Stated problem: Copy each line of the data below exactly, leaving out pictures.

Data shown:

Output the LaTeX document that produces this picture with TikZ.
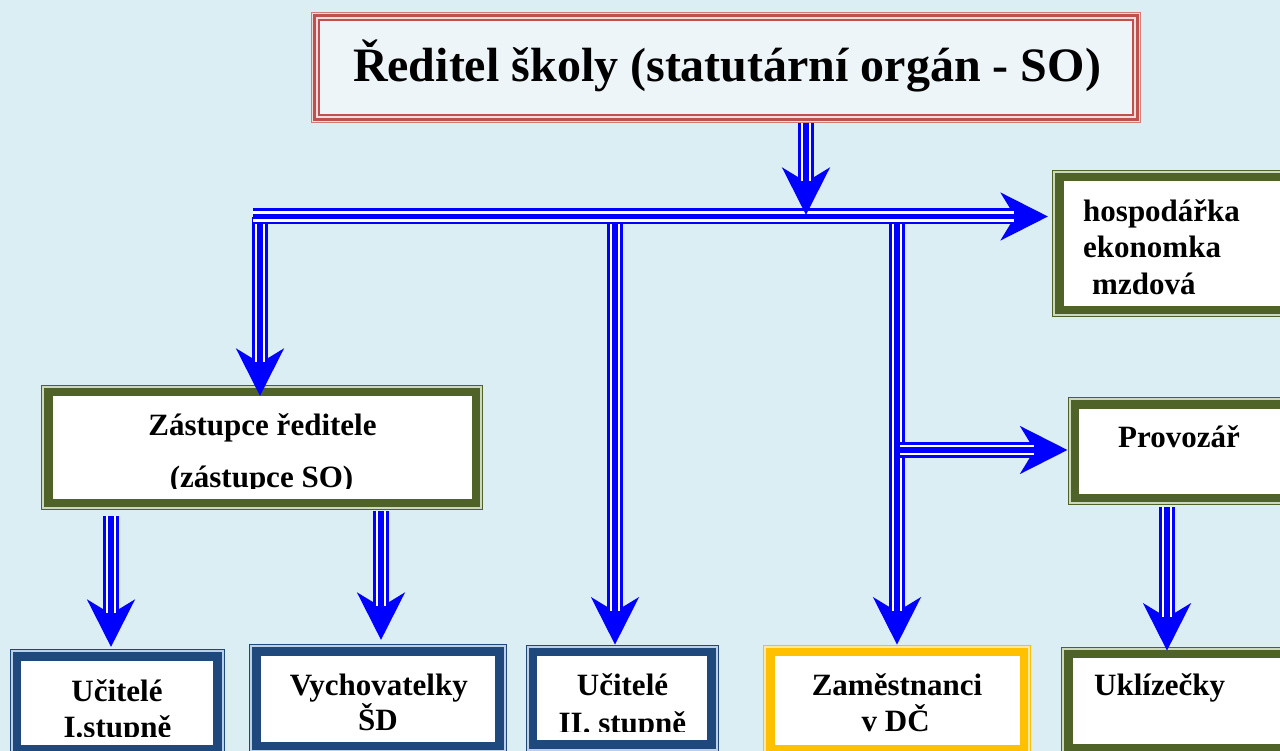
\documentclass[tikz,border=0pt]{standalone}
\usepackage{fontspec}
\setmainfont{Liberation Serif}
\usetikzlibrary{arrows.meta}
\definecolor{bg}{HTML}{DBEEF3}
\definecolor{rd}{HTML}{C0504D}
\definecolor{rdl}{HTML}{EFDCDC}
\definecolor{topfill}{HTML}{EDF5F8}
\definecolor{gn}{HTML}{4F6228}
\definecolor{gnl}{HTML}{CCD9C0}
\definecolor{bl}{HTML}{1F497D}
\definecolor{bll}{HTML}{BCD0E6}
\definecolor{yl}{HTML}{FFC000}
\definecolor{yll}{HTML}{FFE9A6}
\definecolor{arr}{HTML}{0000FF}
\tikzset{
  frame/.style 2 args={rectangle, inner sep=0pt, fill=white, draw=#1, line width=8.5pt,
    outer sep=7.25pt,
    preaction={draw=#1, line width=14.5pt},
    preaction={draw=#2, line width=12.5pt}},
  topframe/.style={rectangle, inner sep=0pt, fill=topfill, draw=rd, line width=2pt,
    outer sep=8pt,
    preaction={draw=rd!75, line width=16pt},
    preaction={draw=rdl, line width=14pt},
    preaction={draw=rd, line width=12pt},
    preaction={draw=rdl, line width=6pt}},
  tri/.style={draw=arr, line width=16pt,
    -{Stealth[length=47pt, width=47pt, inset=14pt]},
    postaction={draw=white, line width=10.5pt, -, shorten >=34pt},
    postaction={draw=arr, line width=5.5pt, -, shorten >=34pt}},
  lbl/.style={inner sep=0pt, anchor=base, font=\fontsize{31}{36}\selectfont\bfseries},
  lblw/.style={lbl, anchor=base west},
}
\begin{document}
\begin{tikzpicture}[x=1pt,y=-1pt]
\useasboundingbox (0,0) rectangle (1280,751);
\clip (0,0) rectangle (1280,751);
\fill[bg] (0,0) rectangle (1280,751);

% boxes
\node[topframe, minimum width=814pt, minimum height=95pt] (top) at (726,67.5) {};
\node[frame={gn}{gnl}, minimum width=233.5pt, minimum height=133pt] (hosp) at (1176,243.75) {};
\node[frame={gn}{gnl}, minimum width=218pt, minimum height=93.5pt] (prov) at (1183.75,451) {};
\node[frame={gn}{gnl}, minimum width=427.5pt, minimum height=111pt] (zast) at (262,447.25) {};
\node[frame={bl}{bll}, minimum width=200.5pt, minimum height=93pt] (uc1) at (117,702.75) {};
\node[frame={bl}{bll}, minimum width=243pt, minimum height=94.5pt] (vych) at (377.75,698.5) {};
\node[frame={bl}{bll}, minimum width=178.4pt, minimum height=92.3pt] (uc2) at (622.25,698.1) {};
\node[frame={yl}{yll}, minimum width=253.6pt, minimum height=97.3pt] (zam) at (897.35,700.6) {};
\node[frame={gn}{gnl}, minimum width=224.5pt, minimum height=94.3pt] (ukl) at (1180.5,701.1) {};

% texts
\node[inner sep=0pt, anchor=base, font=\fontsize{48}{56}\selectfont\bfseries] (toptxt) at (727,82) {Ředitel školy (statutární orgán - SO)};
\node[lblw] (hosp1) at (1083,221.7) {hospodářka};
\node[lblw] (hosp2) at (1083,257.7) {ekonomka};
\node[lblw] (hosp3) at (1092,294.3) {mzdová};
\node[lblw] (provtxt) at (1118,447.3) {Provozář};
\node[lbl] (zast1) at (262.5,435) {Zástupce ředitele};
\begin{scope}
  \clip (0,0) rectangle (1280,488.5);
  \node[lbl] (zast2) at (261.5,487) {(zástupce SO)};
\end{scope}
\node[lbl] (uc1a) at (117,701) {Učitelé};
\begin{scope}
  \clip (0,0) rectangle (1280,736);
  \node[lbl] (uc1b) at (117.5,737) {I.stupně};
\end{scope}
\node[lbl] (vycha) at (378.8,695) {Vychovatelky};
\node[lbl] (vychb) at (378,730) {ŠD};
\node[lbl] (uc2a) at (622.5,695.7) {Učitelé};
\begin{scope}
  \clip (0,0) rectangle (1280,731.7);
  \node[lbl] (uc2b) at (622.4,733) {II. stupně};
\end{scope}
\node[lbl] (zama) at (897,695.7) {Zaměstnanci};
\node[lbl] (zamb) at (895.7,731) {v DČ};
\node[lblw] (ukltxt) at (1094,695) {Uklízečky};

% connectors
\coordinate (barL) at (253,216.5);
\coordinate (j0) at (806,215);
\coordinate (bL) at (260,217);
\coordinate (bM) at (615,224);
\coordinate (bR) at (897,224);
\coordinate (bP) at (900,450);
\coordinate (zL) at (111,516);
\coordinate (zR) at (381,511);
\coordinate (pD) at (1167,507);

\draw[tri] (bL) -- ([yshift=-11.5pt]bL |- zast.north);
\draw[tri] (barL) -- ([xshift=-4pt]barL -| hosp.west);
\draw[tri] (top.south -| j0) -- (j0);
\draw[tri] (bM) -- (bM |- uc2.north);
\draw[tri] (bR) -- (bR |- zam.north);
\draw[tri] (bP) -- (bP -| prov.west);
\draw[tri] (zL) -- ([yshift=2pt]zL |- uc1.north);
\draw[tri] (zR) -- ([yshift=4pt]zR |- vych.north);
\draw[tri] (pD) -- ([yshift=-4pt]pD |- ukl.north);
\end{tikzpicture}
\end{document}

Full response:
Output the LaTeX document that produces this picture with TikZ.
\documentclass[tikz,border=0pt]{standalone}
\usepackage{fontspec}
\setmainfont{Liberation Serif}
\usetikzlibrary{arrows.meta}
\definecolor{bg}{HTML}{DBEEF3}
\definecolor{rd}{HTML}{C0504D}
\definecolor{rdl}{HTML}{EFDCDC}
\definecolor{topfill}{HTML}{EDF5F8}
\definecolor{gn}{HTML}{4F6228}
\definecolor{gnl}{HTML}{CCD9C0}
\definecolor{bl}{HTML}{1F497D}
\definecolor{bll}{HTML}{BCD0E6}
\definecolor{yl}{HTML}{FFC000}
\definecolor{yll}{HTML}{FFE9A6}
\definecolor{arr}{HTML}{0000FF}
\tikzset{
  frame/.style 2 args={rectangle, inner sep=0pt, fill=white, draw=#1, line width=8.5pt,
    outer sep=7.25pt,
    preaction={draw=#1, line width=14.5pt},
    preaction={draw=#2, line width=12.5pt}},
  topframe/.style={rectangle, inner sep=0pt, fill=topfill, draw=rd, line width=2pt,
    outer sep=8pt,
    preaction={draw=rd!75, line width=16pt},
    preaction={draw=rdl, line width=14pt},
    preaction={draw=rd, line width=12pt},
    preaction={draw=rdl, line width=6pt}},
  tri/.style={draw=arr, line width=16pt,
    -{Stealth[length=47pt, width=47pt, inset=14pt]},
    postaction={draw=white, line width=10.5pt, -, shorten >=34pt},
    postaction={draw=arr, line width=5.5pt, -, shorten >=34pt}},
  lbl/.style={inner sep=0pt, anchor=base, font=\fontsize{31}{36}\selectfont\bfseries},
  lblw/.style={lbl, anchor=base west},
}
\begin{document}
\begin{tikzpicture}[x=1pt,y=-1pt]
\useasboundingbox (0,0) rectangle (1280,751);
\clip (0,0) rectangle (1280,751);
\fill[bg] (0,0) rectangle (1280,751);

% boxes
\node[topframe, minimum width=814pt, minimum height=95pt] (top) at (726,67.5) {};
\node[frame={gn}{gnl}, minimum width=233.5pt, minimum height=133pt] (hosp) at (1176,243.75) {};
\node[frame={gn}{gnl}, minimum width=218pt, minimum height=93.5pt] (prov) at (1183.75,451) {};
\node[frame={gn}{gnl}, minimum width=427.5pt, minimum height=111pt] (zast) at (262,447.25) {};
\node[frame={bl}{bll}, minimum width=200.5pt, minimum height=93pt] (uc1) at (117,702.75) {};
\node[frame={bl}{bll}, minimum width=243pt, minimum height=94.5pt] (vych) at (377.75,698.5) {};
\node[frame={bl}{bll}, minimum width=178.4pt, minimum height=92.3pt] (uc2) at (622.25,698.1) {};
\node[frame={yl}{yll}, minimum width=253.6pt, minimum height=97.3pt] (zam) at (897.35,700.6) {};
\node[frame={gn}{gnl}, minimum width=224.5pt, minimum height=94.3pt] (ukl) at (1180.5,701.1) {};

% texts
\node[inner sep=0pt, anchor=base, font=\fontsize{48}{56}\selectfont\bfseries] (toptxt) at (727,82) {Ředitel školy (statutární orgán - SO)};
\node[lblw] (hosp1) at (1083,221.7) {hospodářka};
\node[lblw] (hosp2) at (1083,257.7) {ekonomka};
\node[lblw] (hosp3) at (1092,294.3) {mzdová};
\node[lblw] (provtxt) at (1118,447.3) {Provozář};
\node[lbl] (zast1) at (262.5,435) {Zástupce ředitele};
\begin{scope}
  \clip (0,0) rectangle (1280,488.5);
  \node[lbl] (zast2) at (261.5,487) {(zástupce SO)};
\end{scope}
\node[lbl] (uc1a) at (117,701) {Učitelé};
\begin{scope}
  \clip (0,0) rectangle (1280,736);
  \node[lbl] (uc1b) at (117.5,737) {I.stupně};
\end{scope}
\node[lbl] (vycha) at (378.8,695) {Vychovatelky};
\node[lbl] (vychb) at (378,730) {ŠD};
\node[lbl] (uc2a) at (622.5,695.7) {Učitelé};
\begin{scope}
  \clip (0,0) rectangle (1280,731.7);
  \node[lbl] (uc2b) at (622.4,733) {II. stupně};
\end{scope}
\node[lbl] (zama) at (897,695.7) {Zaměstnanci};
\node[lbl] (zamb) at (895.7,731) {v DČ};
\node[lblw] (ukltxt) at (1094,695) {Uklízečky};

% connectors
\coordinate (barL) at (253,216.5);
\coordinate (j0) at (806,215);
\coordinate (bL) at (260,217);
\coordinate (bM) at (615,224);
\coordinate (bR) at (897,224);
\coordinate (bP) at (900,450);
\coordinate (zL) at (111,516);
\coordinate (zR) at (381,511);
\coordinate (pD) at (1167,507);

\draw[tri] (bL) -- ([yshift=-11.5pt]bL |- zast.north);
\draw[tri] (barL) -- ([xshift=-4pt]barL -| hosp.west);
\draw[tri] (top.south -| j0) -- (j0);
\draw[tri] (bM) -- (bM |- uc2.north);
\draw[tri] (bR) -- (bR |- zam.north);
\draw[tri] (bP) -- (bP -| prov.west);
\draw[tri] (zL) -- ([yshift=2pt]zL |- uc1.north);
\draw[tri] (zR) -- ([yshift=4pt]zR |- vych.north);
\draw[tri] (pD) -- ([yshift=-4pt]pD |- ukl.north);
\end{tikzpicture}
\end{document}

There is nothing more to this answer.